February 28, 2010
It has become a sad, self-perpetuating cycle. Every couple of months I pick up my copy of Moby Dick, read the first chapter, then put it down on the floor next to my bed. The next night the latest issue of The New Yorker is lying on top of it, followed shortly by older ones I haven’t completely read (which is pretty much all of them), and a small tower of magazines begins to rise. Two months later I either decide to do a little cleaning or accidentally knock over the ‘zine tower, and I am again confronted by the fat old paperback at the bottom. By this time, though, I’ve forgotten everything that happened in that first chapter, so I have to read it all over again. I should now be a renowned scholar on the first 12 pages of Melville’s alleged masterpiece. But all I would be able to say, if someone asked me what happened in that first chapter, would be: “I don’t know, not much.”
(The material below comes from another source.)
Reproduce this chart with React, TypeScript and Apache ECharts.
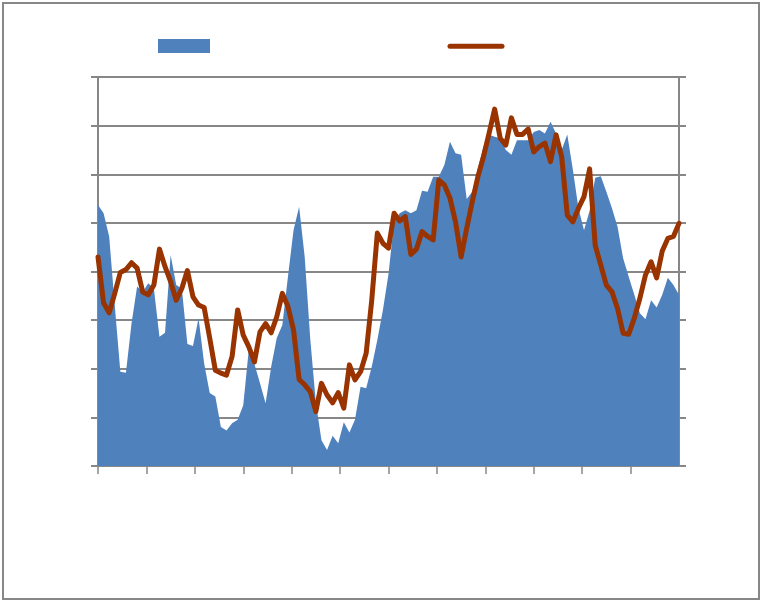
import React, { useEffect, useRef } from "react";
import * as echarts from "echarts";

// Period index (x categories); no labels are shown in the reference
const periods: string[] = Array.from({ length: 105 }, (_, i) => String(i + 1));

// Area series (blue)
const areaValues: number[] = [
  53.7, 52.0, 47.2, 33.0, 19.4, 19.2, 29.3, 36.9, 35.8, 37.6,
  36.5, 26.6, 27.4, 43.4, 37.2, 36.5, 25.1, 24.7, 30.4, 21.1,
  15.0, 14.3, 8.0, 7.3, 8.8, 9.5, 12.5, 24.0, 21.0, 17.0,
  12.9, 20.4, 26.3, 29.0, 38.9, 48.5, 53.3, 43.0, 26.0, 13.0,
  5.3, 3.3, 6.2, 4.7, 9.0, 6.9, 9.5, 16.3, 16.0, 20.4,
  25.9, 32.1, 39.5, 50.2, 52.0, 52.6, 52.0, 52.6, 56.6, 56.4,
  59.5, 59.5, 61.9, 66.7, 64.3, 64.0, 54.9, 56.4, 61.2, 65.7,
  68.1, 67.7, 67.4, 65.0, 64.0, 67.0, 67.0, 67.0, 68.7, 69.1,
  68.4, 70.8, 68.4, 65.0, 68.2, 61.0, 53.0, 48.5, 52.5, 59.3,
  59.6, 56.4, 53.0, 49.2, 42.7, 38.9, 35.2, 31.4, 30.2, 34.1,
  32.6, 35.2, 38.7, 37.2, 35.2,
];

// Line series (brown)
const lineValues: number[] = [
  43.0, 33.5, 31.5, 35.5, 39.8, 40.4, 41.8, 40.7, 35.8, 35.2,
  37.2, 44.6, 41.0, 37.9, 34.1, 36.5, 40.2, 34.8, 33.1, 32.6,
  26.3, 19.7, 19.1, 18.7, 22.5, 32.1, 26.9, 24.5, 21.4, 27.6,
  29.3, 27.4, 30.7, 35.5, 32.8, 28.0, 17.8, 16.7, 15.3, 11.2,
  17.0, 14.6, 13.0, 15.1, 11.9, 20.8, 17.7, 19.4, 23.2, 34.1,
  47.9, 45.8, 44.8, 52.0, 50.4, 51.3, 43.5, 44.6, 48.2, 47.2,
  46.5, 58.8, 57.8, 55.1, 50.2, 43.0, 48.9, 54.4, 59.5, 63.6,
  68.4, 73.4, 67.4, 66.0, 71.6, 68.2, 68.2, 69.3, 64.6, 65.7,
  66.4, 62.6, 68.1, 63.6, 51.6, 50.2, 53.0, 55.4, 61.1, 45.4,
  41.3, 37.2, 35.8, 32.4, 27.3, 27.1, 30.4, 34.5, 39.3, 42.0,
  38.7, 44.2, 46.8, 47.2, 49.9,
];

// Major x tick positions (12 equal sections, last edge has no tick)
const xTickValues: number[] = [0, 1, 2, 3, 4, 5, 6, 7, 8, 9, 10, 11];

const GRAY = "#878787";
const BLUE = "#4F81BD";
const BROWN = "#993300";

export default function App() {
  const ref = useRef<HTMLDivElement>(null);

  useEffect(() => {
    document.body.style.margin = "0";
    if (!ref.current) return;
    const chart = echarts.init(ref.current, undefined, { renderer: "svg" });
    chart.setOption({
      animation: false,
      backgroundColor: "#ffffff",
      grid: { left: 98, right: 82, top: 77, bottom: 135, containLabel: false },
      xAxis: [
        {
          type: "category",
          data: periods,
          boundaryGap: false,
          axisLine: { show: true, lineStyle: { color: GRAY, width: 2 } },
          axisTick: { show: false },
          axisLabel: { show: false },
          splitLine: { show: false },
        },
        {
          type: "value",
          min: 0,
          max: 12,
          interval: 1,
          position: "bottom",
          axisLine: { show: false },
          axisTick: {
            show: true,
            length: 8,
            inside: false,
            customValues: xTickValues,
            lineStyle: { color: GRAY, width: 1.5 },
          },
          axisLabel: { show: false },
          splitLine: { show: false },
        },
      ],
      yAxis: [
        {
          type: "value",
          min: 0,
          max: 80,
          interval: 10,
          position: "left",
          axisLine: { show: true, lineStyle: { color: GRAY, width: 2 } },
          axisTick: { show: true, length: 7, inside: false, lineStyle: { color: GRAY, width: 2 } },
          axisLabel: { show: false },
          splitLine: { show: true, lineStyle: { color: GRAY, width: 2 } },
        },
        {
          type: "value",
          min: 0,
          max: 80,
          interval: 10,
          position: "right",
          axisLine: { show: true, lineStyle: { color: GRAY, width: 2 } },
          axisTick: { show: true, length: 7, inside: false, lineStyle: { color: GRAY, width: 2 } },
          axisLabel: { show: false },
          splitLine: { show: false },
        },
      ],
      series: [
        {
          name: "Area",
          type: "line",
          xAxisIndex: 0,
          yAxisIndex: 0,
          data: areaValues,
          showSymbol: false,
          symbol: "none",
          lineStyle: { width: 0, color: BLUE },
          areaStyle: { color: BLUE, opacity: 1 },
          itemStyle: { color: BLUE },
          z: 2,
        },
        {
          name: "Line",
          type: "line",
          xAxisIndex: 0,
          yAxisIndex: 0,
          data: lineValues,
          showSymbol: false,
          symbol: "none",
          lineStyle: { width: 5, color: BROWN, join: "round", cap: "round" },
          itemStyle: { color: BROWN },
          z: 3,
        },
      ],
      graphic: [
        {
          type: "rect",
          shape: { x: 3, y: 3, width: 756, height: 596 },
          style: { fill: "none", stroke: GRAY, lineWidth: 2 },
          silent: true,
        },
        {
          type: "rect",
          shape: { x: 158, y: 39, width: 52, height: 14 },
          style: { fill: BLUE },
          silent: true,
        },
        {
          type: "line",
          shape: { x1: 450, y1: 46.3, x2: 502, y2: 46.3 },
          style: { stroke: BROWN, lineWidth: 5, lineCap: "round" },
          silent: true,
        },
      ],
    });
    return () => chart.dispose();
  }, []);

  return <div ref={ref} style={{ width: 761, height: 601 }} />;
}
I’m not sure why I feel I have to read Moby Dick. I know English professors who have never cracked the spine on it or “Ulysses,” and they don’t seem any worse off for it. I guess when it comes right down to it, it has less to do with reading for enjoyment or becoming well-read than it does with finishing what I started. That, and I hate the way the book seems to sneer at me every time I find it at the bottom of that pile of magazines. What right does it have to mock me like that? I own it. And yet I am bothered by this. It’s almost like…an obsession.
It is time to break the cycle. Today I commit. One chapter down, 134 to go. Although now that I think of it, I should probably reread Chapter 1 just one more time.